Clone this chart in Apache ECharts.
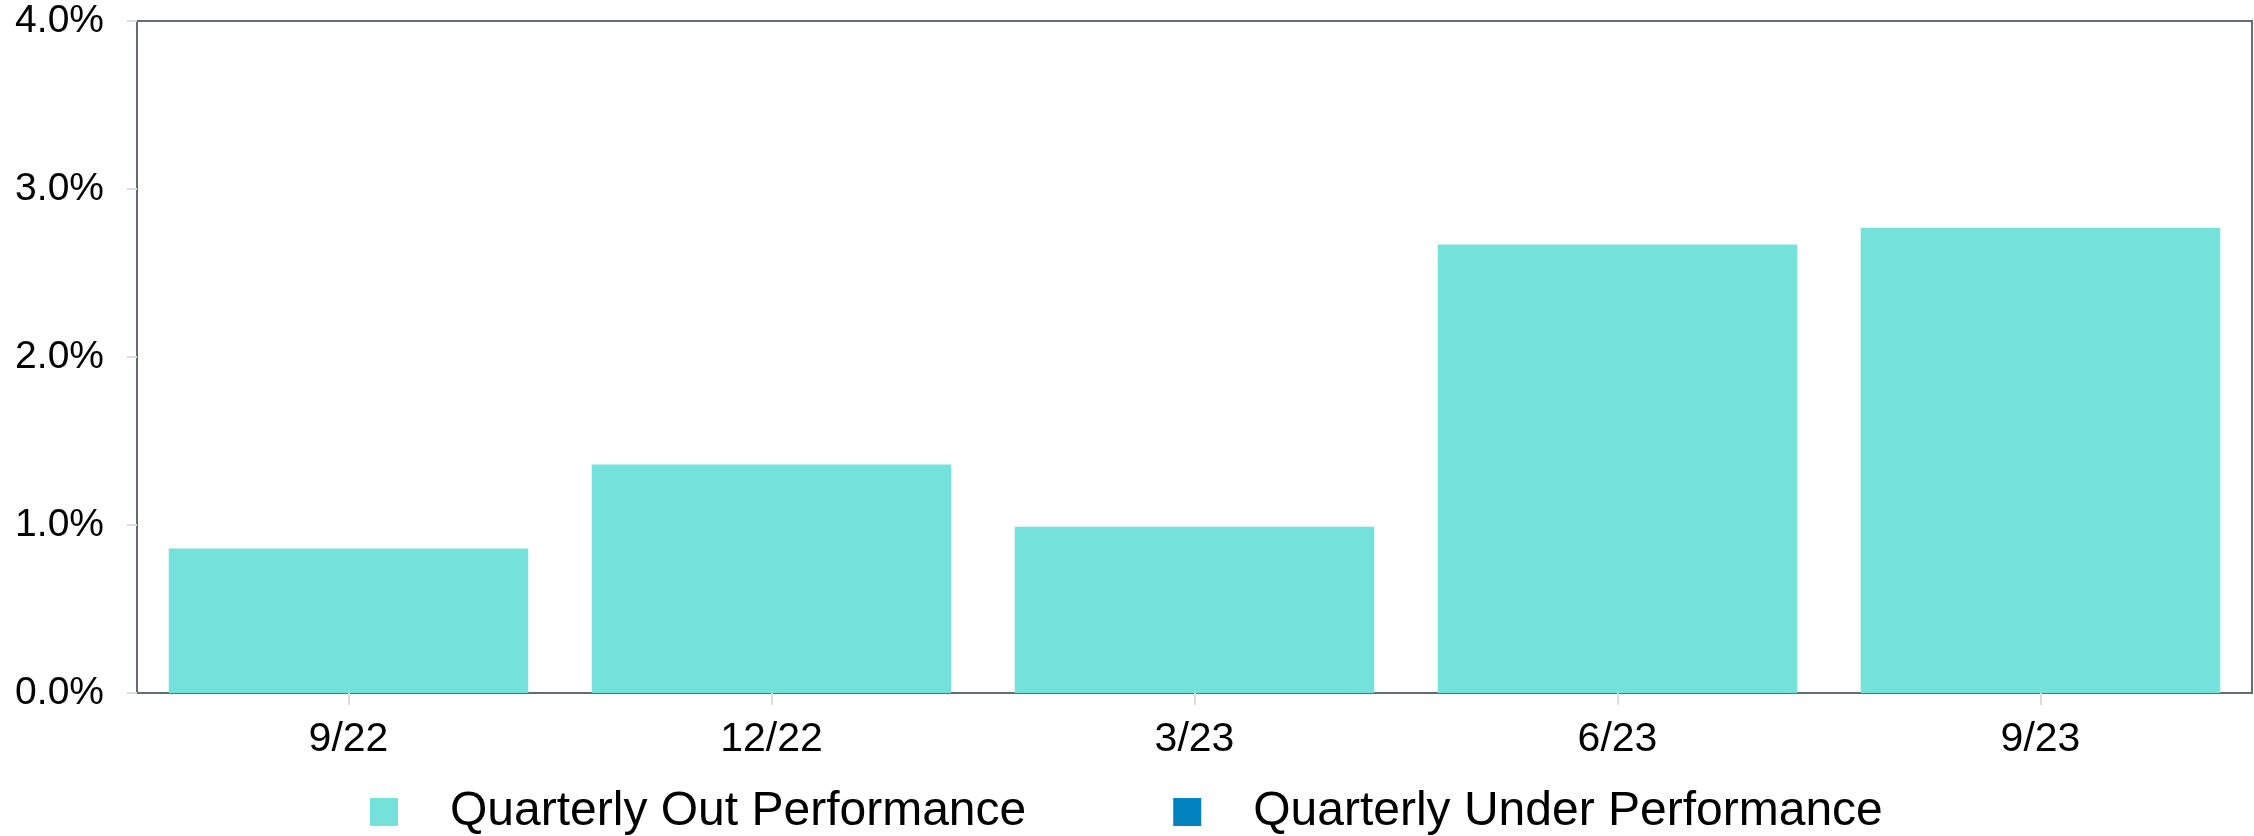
<!DOCTYPE html>
<html>
<head>
<meta charset="utf-8">
<script src="https://cdn.jsdelivr.net/npm/echarts@6/dist/echarts.min.js"></script>
<style>
  html, body { margin: 0; padding: 0; background: #ffffff; }
  #chart { width: 2254px; height: 836px; }
</style>
</head>
<body>
<div id="chart"></div>
<script>
const categories = ['9/22', '12/22', '3/23', '6/23', '9/23'];
const outPerformance = [0.86, 1.36, 0.99, 2.67, 2.77];
const underPerformance = ['-', '-', '-', '-', '-'];
const yTicks = { min: 0, max: 4, interval: 1 };
const seriesNames = ['Quarterly Out Performance', 'Quarterly Under Performance'];

const FONT = '"Liberation Sans", Arial, Helvetica, sans-serif';
const chart = echarts.init(document.getElementById('chart'), null, { renderer: 'canvas' });

chart.setOption({
  animation: false,
  backgroundColor: '#ffffff',
  color: ['#74e2da', '#0283c0'],
  grid: {
    left: 137, right: 2, top: 21, bottom: 143,
    show: true, borderColor: '#5f6d7a', borderWidth: 2, backgroundColor: 'transparent'
  },
  legend: {
    left: 365,
    top: 782,
    itemWidth: 28,
    itemHeight: 28,
    itemGap: 147,
    icon: 'rect',
    textStyle: {
      fontFamily: FONT, fontSize: 48, color: '#000000',
      padding: [0, 0, 0, 47], lineHeight: 50
    },
    data: seriesNames
  },
  xAxis: {
    type: 'category',
    data: categories,
    axisLine: { show: true, lineStyle: { color: '#5f6d7a', width: 2 } },
    axisTick: { show: true, alignWithLabel: true, length: 12, lineStyle: { color: '#dddddd', width: 2 } },
    axisLabel: { fontFamily: FONT, fontSize: 41, color: '#000000', margin: 26 },
    splitLine: { show: false }
  },
  yAxis: {
    type: 'value',
    min: yTicks.min, max: yTicks.max, interval: yTicks.interval,
    axisLine: { show: true, lineStyle: { color: '#5f6d7a', width: 2 } },
    axisTick: { show: true, length: 10, lineStyle: { color: '#dddddd', width: 2 } },
    axisLabel: {
      fontFamily: FONT, fontSize: 39, color: '#000000', margin: 33,
      formatter: v => v.toFixed(1) + '%'
    },
    splitLine: { show: false }
  },
  series: [
    {
      name: seriesNames[0], type: 'bar', stack: 'perf',
      barCategoryGap: '15%',
      data: outPerformance
    },
    {
      name: seriesNames[1], type: 'bar', stack: 'perf',
      barCategoryGap: '15%',
      data: underPerformance
    }
  ]
});
</script>
</body>
</html>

■ What the exercise asks
Take the listing above and restate it word for word, without its pictures.

■ Answer for the task
Clone this chart in Apache ECharts.
<!DOCTYPE html>
<html>
<head>
<meta charset="utf-8">
<script src="https://cdn.jsdelivr.net/npm/echarts@6/dist/echarts.min.js"></script>
<style>
  html, body { margin: 0; padding: 0; background: #ffffff; }
  #chart { width: 2254px; height: 836px; }
</style>
</head>
<body>
<div id="chart"></div>
<script>
const categories = ['9/22', '12/22', '3/23', '6/23', '9/23'];
const outPerformance = [0.86, 1.36, 0.99, 2.67, 2.77];
const underPerformance = ['-', '-', '-', '-', '-'];
const yTicks = { min: 0, max: 4, interval: 1 };
const seriesNames = ['Quarterly Out Performance', 'Quarterly Under Performance'];

const FONT = '"Liberation Sans", Arial, Helvetica, sans-serif';
const chart = echarts.init(document.getElementById('chart'), null, { renderer: 'canvas' });

chart.setOption({
  animation: false,
  backgroundColor: '#ffffff',
  color: ['#74e2da', '#0283c0'],
  grid: {
    left: 137, right: 2, top: 21, bottom: 143,
    show: true, borderColor: '#5f6d7a', borderWidth: 2, backgroundColor: 'transparent'
  },
  legend: {
    left: 365,
    top: 782,
    itemWidth: 28,
    itemHeight: 28,
    itemGap: 147,
    icon: 'rect',
    textStyle: {
      fontFamily: FONT, fontSize: 48, color: '#000000',
      padding: [0, 0, 0, 47], lineHeight: 50
    },
    data: seriesNames
  },
  xAxis: {
    type: 'category',
    data: categories,
    axisLine: { show: true, lineStyle: { color: '#5f6d7a', width: 2 } },
    axisTick: { show: true, alignWithLabel: true, length: 12, lineStyle: { color: '#dddddd', width: 2 } },
    axisLabel: { fontFamily: FONT, fontSize: 41, color: '#000000', margin: 26 },
    splitLine: { show: false }
  },
  yAxis: {
    type: 'value',
    min: yTicks.min, max: yTicks.max, interval: yTicks.interval,
    axisLine: { show: true, lineStyle: { color: '#5f6d7a', width: 2 } },
    axisTick: { show: true, length: 10, lineStyle: { color: '#dddddd', width: 2 } },
    axisLabel: {
      fontFamily: FONT, fontSize: 39, color: '#000000', margin: 33,
      formatter: v => v.toFixed(1) + '%'
    },
    splitLine: { show: false }
  },
  series: [
    {
      name: seriesNames[0], type: 'bar', stack: 'perf',
      barCategoryGap: '15%',
      data: outPerformance
    },
    {
      name: seriesNames[1], type: 'bar', stack: 'perf',
      barCategoryGap: '15%',
      data: underPerformance
    }
  ]
});
</script>
</body>
</html>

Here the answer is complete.